1. Forgetting to Subtract 2 for Usable Hosts: A subnet's total addresses include the network and broadcast addresses. Always remember the formula is $2^h-2$ for usable hosts. In a /30 subnet (2 host bits), there are 2 usable hosts, not 4. This is a frequent trap in exam questions.
2. Misidentifying the Interesting Octet: Errors occur when you apply the magic number to the wrong octet. The interesting octet is where the subnet mask first becomes less than 255. For a /17 mask (255.255.128.0), the interesting octet is the third, not the fourth. Double-check the mask before calculating.
3. Incorrect Broadcast Address Calculation: The broadcast is not simply "all host bits set to 1" in the subnet; it's practically defined as the last address in the range. Using the magic number method, it's reliably the (next subnet network address - 1). Avoid trying to visualize the binary; stick to the arithmetic method.
4. Overlooking the All-Zeros and All-Ones Subnets: In modern networking (and the CCNA exam), all subnets derived from a network are generally usable unless stated otherwise. Do not automatically discount the first or last subnet unless the question specifies using "ip subnet-zero" rules from older contexts. Read the question carefully.

Summary

• The magic number method (256 - mask value) is the fastest way to calculate subnet increments, network addresses, and broadcast addresses without binary conversion.
• Memorizing powers of two and common CIDR-to-mask pairs (e.g., /27 = 224) enables instant mental calculations for host counts and subnet boundaries.

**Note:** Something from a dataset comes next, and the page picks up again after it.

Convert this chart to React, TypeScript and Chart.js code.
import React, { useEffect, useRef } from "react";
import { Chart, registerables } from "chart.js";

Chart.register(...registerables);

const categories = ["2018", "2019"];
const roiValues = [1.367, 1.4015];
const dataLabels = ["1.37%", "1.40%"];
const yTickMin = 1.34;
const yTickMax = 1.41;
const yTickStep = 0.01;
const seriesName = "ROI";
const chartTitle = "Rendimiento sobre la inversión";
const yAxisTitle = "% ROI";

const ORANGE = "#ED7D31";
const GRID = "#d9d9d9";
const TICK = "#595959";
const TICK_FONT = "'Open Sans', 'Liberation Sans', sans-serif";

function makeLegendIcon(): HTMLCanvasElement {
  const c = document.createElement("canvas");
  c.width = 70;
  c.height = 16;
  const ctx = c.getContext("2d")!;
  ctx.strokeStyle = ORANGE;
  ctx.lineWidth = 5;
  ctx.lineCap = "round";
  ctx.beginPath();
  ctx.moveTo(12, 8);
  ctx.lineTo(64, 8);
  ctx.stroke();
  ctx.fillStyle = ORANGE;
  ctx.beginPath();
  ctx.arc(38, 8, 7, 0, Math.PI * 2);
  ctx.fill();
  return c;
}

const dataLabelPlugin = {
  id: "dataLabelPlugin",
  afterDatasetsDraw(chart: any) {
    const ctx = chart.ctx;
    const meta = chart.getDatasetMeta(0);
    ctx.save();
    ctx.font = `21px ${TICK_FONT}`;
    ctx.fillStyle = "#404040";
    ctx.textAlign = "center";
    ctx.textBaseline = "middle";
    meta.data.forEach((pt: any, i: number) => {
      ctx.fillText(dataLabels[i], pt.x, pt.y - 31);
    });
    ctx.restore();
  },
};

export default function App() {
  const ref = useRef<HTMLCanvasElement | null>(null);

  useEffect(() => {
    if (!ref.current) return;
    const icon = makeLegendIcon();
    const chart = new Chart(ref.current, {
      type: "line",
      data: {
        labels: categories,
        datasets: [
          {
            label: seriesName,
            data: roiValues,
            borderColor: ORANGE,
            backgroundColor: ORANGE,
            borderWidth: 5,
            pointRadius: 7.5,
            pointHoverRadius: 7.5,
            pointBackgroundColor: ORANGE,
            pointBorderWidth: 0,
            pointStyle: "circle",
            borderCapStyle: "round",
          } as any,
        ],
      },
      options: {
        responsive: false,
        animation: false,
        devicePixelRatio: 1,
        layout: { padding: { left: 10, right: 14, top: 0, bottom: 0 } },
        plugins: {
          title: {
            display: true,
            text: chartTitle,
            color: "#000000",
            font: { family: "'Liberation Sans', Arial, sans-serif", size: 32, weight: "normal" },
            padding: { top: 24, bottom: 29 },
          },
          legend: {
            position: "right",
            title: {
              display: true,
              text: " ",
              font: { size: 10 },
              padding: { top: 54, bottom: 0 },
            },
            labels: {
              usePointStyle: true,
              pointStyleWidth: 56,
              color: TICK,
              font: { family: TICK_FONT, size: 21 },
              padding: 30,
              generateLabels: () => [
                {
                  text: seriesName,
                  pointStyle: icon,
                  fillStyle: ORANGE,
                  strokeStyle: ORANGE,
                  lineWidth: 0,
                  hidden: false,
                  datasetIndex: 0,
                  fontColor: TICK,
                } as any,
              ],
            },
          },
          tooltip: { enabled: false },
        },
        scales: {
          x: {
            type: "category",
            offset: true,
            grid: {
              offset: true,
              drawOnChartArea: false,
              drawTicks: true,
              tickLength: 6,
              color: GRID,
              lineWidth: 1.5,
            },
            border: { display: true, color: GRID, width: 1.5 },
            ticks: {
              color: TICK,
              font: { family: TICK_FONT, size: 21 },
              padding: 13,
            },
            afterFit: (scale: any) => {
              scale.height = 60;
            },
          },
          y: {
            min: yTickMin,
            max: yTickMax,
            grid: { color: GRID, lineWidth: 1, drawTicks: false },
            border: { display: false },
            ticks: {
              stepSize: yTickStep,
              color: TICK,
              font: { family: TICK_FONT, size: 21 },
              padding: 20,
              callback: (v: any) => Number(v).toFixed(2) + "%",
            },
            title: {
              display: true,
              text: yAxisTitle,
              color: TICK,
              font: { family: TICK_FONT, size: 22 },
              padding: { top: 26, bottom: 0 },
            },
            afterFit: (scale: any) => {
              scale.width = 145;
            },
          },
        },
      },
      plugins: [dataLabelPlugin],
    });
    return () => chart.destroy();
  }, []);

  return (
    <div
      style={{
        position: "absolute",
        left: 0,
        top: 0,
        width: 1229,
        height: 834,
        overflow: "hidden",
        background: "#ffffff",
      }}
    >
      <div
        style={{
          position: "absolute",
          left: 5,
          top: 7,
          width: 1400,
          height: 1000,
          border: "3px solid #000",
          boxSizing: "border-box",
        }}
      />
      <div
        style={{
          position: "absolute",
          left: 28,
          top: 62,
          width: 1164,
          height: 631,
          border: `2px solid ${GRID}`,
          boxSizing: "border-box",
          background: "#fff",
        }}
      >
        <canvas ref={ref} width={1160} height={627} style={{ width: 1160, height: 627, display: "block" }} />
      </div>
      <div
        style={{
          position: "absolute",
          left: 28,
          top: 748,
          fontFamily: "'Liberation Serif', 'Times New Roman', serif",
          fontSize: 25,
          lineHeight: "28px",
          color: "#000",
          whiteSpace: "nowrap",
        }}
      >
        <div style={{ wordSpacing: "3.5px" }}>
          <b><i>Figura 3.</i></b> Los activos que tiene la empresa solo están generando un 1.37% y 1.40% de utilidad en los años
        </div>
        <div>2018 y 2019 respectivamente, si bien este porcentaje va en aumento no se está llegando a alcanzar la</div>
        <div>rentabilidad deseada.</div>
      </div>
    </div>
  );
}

• Effective mental math involves quick subtraction from 256 and division by the magic number to pinpoint the correct subnet for any given IP address.
• Always determine the subnet boundary (network address) first; the usable host range and broadcast address are then easily derived by adding 1 for the first host and using the next subnet minus 1 for the broadcast.
• Consistent, timed practice of these techniques is essential to build the speed and accuracy required to dominate subnetting questions on the time-pressured CCNA exam and in real network design tasks.